> **WHAT TO PRODUCE**
Copy out the listing that follows, exactly, without its pictures.

____________

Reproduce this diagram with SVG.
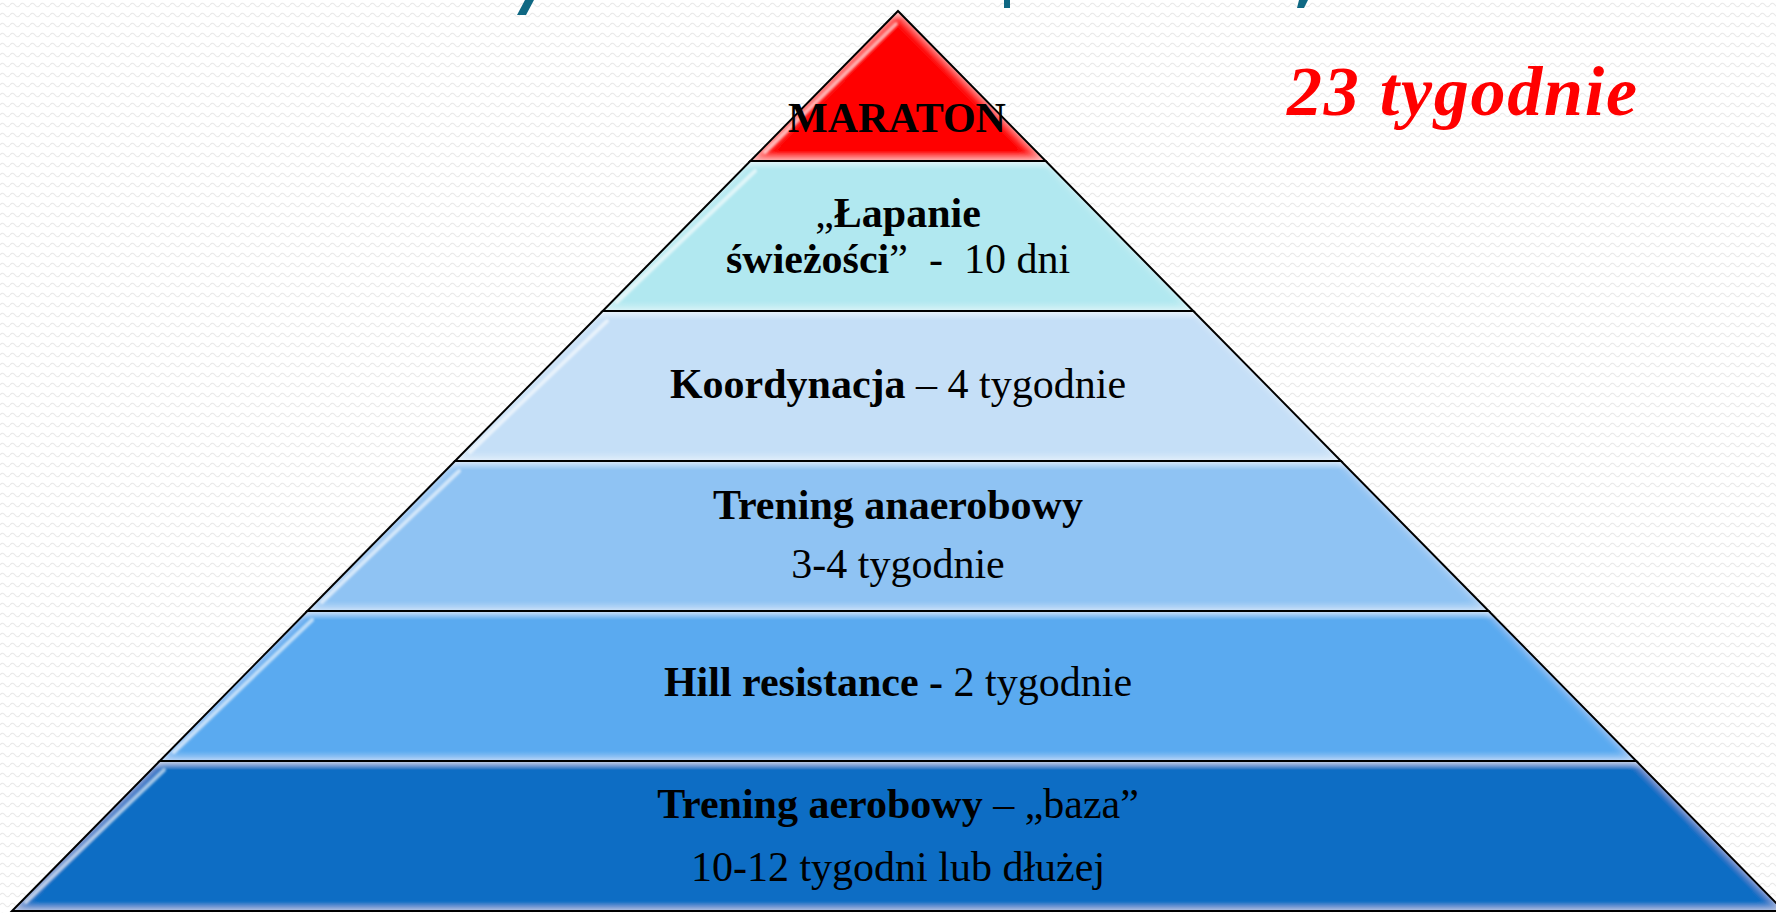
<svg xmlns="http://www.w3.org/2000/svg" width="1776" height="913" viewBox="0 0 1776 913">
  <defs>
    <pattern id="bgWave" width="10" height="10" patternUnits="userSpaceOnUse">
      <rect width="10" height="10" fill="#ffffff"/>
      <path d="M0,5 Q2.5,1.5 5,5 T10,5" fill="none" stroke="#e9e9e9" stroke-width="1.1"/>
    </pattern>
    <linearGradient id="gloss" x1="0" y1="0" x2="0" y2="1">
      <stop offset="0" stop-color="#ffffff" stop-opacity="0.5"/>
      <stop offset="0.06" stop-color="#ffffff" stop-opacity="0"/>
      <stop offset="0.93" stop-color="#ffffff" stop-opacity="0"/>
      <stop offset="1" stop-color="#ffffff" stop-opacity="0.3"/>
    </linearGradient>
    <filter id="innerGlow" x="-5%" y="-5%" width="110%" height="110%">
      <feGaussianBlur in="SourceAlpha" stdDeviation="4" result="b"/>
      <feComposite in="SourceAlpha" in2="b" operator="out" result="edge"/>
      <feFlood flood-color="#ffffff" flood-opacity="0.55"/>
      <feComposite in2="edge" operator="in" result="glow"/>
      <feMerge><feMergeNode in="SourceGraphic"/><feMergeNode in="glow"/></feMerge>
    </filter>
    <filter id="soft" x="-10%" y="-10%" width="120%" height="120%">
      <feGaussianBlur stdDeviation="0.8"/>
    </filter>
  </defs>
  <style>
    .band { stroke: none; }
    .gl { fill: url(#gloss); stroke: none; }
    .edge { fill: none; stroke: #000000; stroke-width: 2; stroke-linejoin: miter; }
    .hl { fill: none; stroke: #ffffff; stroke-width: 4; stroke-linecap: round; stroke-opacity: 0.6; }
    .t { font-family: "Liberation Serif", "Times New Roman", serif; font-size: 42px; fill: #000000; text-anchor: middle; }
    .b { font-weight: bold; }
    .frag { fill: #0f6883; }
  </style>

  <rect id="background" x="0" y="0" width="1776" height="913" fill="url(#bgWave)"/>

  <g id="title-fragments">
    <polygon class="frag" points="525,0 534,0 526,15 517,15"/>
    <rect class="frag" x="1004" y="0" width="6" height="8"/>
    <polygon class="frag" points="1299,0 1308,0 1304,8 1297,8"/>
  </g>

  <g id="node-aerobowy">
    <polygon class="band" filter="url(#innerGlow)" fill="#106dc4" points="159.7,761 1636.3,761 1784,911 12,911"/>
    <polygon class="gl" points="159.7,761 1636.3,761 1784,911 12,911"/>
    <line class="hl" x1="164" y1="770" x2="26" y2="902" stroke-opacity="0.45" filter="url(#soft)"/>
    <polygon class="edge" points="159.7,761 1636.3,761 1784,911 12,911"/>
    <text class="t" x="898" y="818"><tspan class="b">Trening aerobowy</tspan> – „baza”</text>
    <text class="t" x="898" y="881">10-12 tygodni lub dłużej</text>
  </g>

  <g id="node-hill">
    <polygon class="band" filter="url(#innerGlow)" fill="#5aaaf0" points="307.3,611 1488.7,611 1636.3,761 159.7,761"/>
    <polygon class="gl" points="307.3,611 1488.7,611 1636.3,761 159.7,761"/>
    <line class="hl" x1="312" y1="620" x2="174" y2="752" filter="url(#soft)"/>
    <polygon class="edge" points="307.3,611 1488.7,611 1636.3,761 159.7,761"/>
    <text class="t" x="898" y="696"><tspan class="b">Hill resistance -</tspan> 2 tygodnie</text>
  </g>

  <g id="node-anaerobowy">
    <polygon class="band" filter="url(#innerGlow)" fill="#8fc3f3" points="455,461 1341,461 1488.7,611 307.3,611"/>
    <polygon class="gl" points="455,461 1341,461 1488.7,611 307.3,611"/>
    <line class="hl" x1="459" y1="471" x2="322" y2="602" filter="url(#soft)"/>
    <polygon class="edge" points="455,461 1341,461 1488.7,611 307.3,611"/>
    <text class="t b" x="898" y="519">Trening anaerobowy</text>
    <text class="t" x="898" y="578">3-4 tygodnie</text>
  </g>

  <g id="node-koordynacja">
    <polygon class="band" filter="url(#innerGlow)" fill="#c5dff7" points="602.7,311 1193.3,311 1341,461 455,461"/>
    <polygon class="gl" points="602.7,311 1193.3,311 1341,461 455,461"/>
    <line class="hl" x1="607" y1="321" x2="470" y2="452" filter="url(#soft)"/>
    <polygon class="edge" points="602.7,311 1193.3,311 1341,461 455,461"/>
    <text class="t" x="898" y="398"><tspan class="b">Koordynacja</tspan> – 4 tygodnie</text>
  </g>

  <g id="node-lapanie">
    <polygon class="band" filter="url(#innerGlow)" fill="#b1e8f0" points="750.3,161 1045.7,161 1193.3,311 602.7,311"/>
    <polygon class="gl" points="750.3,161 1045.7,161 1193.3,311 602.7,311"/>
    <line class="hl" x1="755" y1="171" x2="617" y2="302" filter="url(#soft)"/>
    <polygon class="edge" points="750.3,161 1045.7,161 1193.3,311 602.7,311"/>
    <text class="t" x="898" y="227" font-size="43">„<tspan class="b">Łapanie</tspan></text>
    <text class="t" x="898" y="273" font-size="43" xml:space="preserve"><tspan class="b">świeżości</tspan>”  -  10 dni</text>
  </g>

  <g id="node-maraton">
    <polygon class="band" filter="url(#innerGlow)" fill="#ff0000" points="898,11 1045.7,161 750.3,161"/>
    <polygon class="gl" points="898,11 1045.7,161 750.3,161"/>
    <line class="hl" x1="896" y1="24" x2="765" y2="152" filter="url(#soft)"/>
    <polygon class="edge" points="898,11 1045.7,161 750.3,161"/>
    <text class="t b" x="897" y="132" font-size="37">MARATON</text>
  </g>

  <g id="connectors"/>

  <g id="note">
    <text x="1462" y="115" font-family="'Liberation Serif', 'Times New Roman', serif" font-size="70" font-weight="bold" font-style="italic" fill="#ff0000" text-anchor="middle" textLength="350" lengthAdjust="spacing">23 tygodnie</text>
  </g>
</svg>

____________

> **ANSWER TO THE EXERCISE**
Reproduce this diagram with SVG.
<svg xmlns="http://www.w3.org/2000/svg" width="1776" height="913" viewBox="0 0 1776 913">
  <defs>
    <pattern id="bgWave" width="10" height="10" patternUnits="userSpaceOnUse">
      <rect width="10" height="10" fill="#ffffff"/>
      <path d="M0,5 Q2.5,1.5 5,5 T10,5" fill="none" stroke="#e9e9e9" stroke-width="1.1"/>
    </pattern>
    <linearGradient id="gloss" x1="0" y1="0" x2="0" y2="1">
      <stop offset="0" stop-color="#ffffff" stop-opacity="0.5"/>
      <stop offset="0.06" stop-color="#ffffff" stop-opacity="0"/>
      <stop offset="0.93" stop-color="#ffffff" stop-opacity="0"/>
      <stop offset="1" stop-color="#ffffff" stop-opacity="0.3"/>
    </linearGradient>
    <filter id="innerGlow" x="-5%" y="-5%" width="110%" height="110%">
      <feGaussianBlur in="SourceAlpha" stdDeviation="4" result="b"/>
      <feComposite in="SourceAlpha" in2="b" operator="out" result="edge"/>
      <feFlood flood-color="#ffffff" flood-opacity="0.55"/>
      <feComposite in2="edge" operator="in" result="glow"/>
      <feMerge><feMergeNode in="SourceGraphic"/><feMergeNode in="glow"/></feMerge>
    </filter>
    <filter id="soft" x="-10%" y="-10%" width="120%" height="120%">
      <feGaussianBlur stdDeviation="0.8"/>
    </filter>
  </defs>
  <style>
    .band { stroke: none; }
    .gl { fill: url(#gloss); stroke: none; }
    .edge { fill: none; stroke: #000000; stroke-width: 2; stroke-linejoin: miter; }
    .hl { fill: none; stroke: #ffffff; stroke-width: 4; stroke-linecap: round; stroke-opacity: 0.6; }
    .t { font-family: "Liberation Serif", "Times New Roman", serif; font-size: 42px; fill: #000000; text-anchor: middle; }
    .b { font-weight: bold; }
    .frag { fill: #0f6883; }
  </style>

  <rect id="background" x="0" y="0" width="1776" height="913" fill="url(#bgWave)"/>

  <g id="title-fragments">
    <polygon class="frag" points="525,0 534,0 526,15 517,15"/>
    <rect class="frag" x="1004" y="0" width="6" height="8"/>
    <polygon class="frag" points="1299,0 1308,0 1304,8 1297,8"/>
  </g>

  <g id="node-aerobowy">
    <polygon class="band" filter="url(#innerGlow)" fill="#106dc4" points="159.7,761 1636.3,761 1784,911 12,911"/>
    <polygon class="gl" points="159.7,761 1636.3,761 1784,911 12,911"/>
    <line class="hl" x1="164" y1="770" x2="26" y2="902" stroke-opacity="0.45" filter="url(#soft)"/>
    <polygon class="edge" points="159.7,761 1636.3,761 1784,911 12,911"/>
    <text class="t" x="898" y="818"><tspan class="b">Trening aerobowy</tspan> – „baza”</text>
    <text class="t" x="898" y="881">10-12 tygodni lub dłużej</text>
  </g>

  <g id="node-hill">
    <polygon class="band" filter="url(#innerGlow)" fill="#5aaaf0" points="307.3,611 1488.7,611 1636.3,761 159.7,761"/>
    <polygon class="gl" points="307.3,611 1488.7,611 1636.3,761 159.7,761"/>
    <line class="hl" x1="312" y1="620" x2="174" y2="752" filter="url(#soft)"/>
    <polygon class="edge" points="307.3,611 1488.7,611 1636.3,761 159.7,761"/>
    <text class="t" x="898" y="696"><tspan class="b">Hill resistance -</tspan> 2 tygodnie</text>
  </g>

  <g id="node-anaerobowy">
    <polygon class="band" filter="url(#innerGlow)" fill="#8fc3f3" points="455,461 1341,461 1488.7,611 307.3,611"/>
    <polygon class="gl" points="455,461 1341,461 1488.7,611 307.3,611"/>
    <line class="hl" x1="459" y1="471" x2="322" y2="602" filter="url(#soft)"/>
    <polygon class="edge" points="455,461 1341,461 1488.7,611 307.3,611"/>
    <text class="t b" x="898" y="519">Trening anaerobowy</text>
    <text class="t" x="898" y="578">3-4 tygodnie</text>
  </g>

  <g id="node-koordynacja">
    <polygon class="band" filter="url(#innerGlow)" fill="#c5dff7" points="602.7,311 1193.3,311 1341,461 455,461"/>
    <polygon class="gl" points="602.7,311 1193.3,311 1341,461 455,461"/>
    <line class="hl" x1="607" y1="321" x2="470" y2="452" filter="url(#soft)"/>
    <polygon class="edge" points="602.7,311 1193.3,311 1341,461 455,461"/>
    <text class="t" x="898" y="398"><tspan class="b">Koordynacja</tspan> – 4 tygodnie</text>
  </g>

  <g id="node-lapanie">
    <polygon class="band" filter="url(#innerGlow)" fill="#b1e8f0" points="750.3,161 1045.7,161 1193.3,311 602.7,311"/>
    <polygon class="gl" points="750.3,161 1045.7,161 1193.3,311 602.7,311"/>
    <line class="hl" x1="755" y1="171" x2="617" y2="302" filter="url(#soft)"/>
    <polygon class="edge" points="750.3,161 1045.7,161 1193.3,311 602.7,311"/>
    <text class="t" x="898" y="227" font-size="43">„<tspan class="b">Łapanie</tspan></text>
    <text class="t" x="898" y="273" font-size="43" xml:space="preserve"><tspan class="b">świeżości</tspan>”  -  10 dni</text>
  </g>

  <g id="node-maraton">
    <polygon class="band" filter="url(#innerGlow)" fill="#ff0000" points="898,11 1045.7,161 750.3,161"/>
    <polygon class="gl" points="898,11 1045.7,161 750.3,161"/>
    <line class="hl" x1="896" y1="24" x2="765" y2="152" filter="url(#soft)"/>
    <polygon class="edge" points="898,11 1045.7,161 750.3,161"/>
    <text class="t b" x="897" y="132" font-size="37">MARATON</text>
  </g>

  <g id="connectors"/>

  <g id="note">
    <text x="1462" y="115" font-family="'Liberation Serif', 'Times New Roman', serif" font-size="70" font-weight="bold" font-style="italic" fill="#ff0000" text-anchor="middle" textLength="350" lengthAdjust="spacing">23 tygodnie</text>
  </g>
</svg>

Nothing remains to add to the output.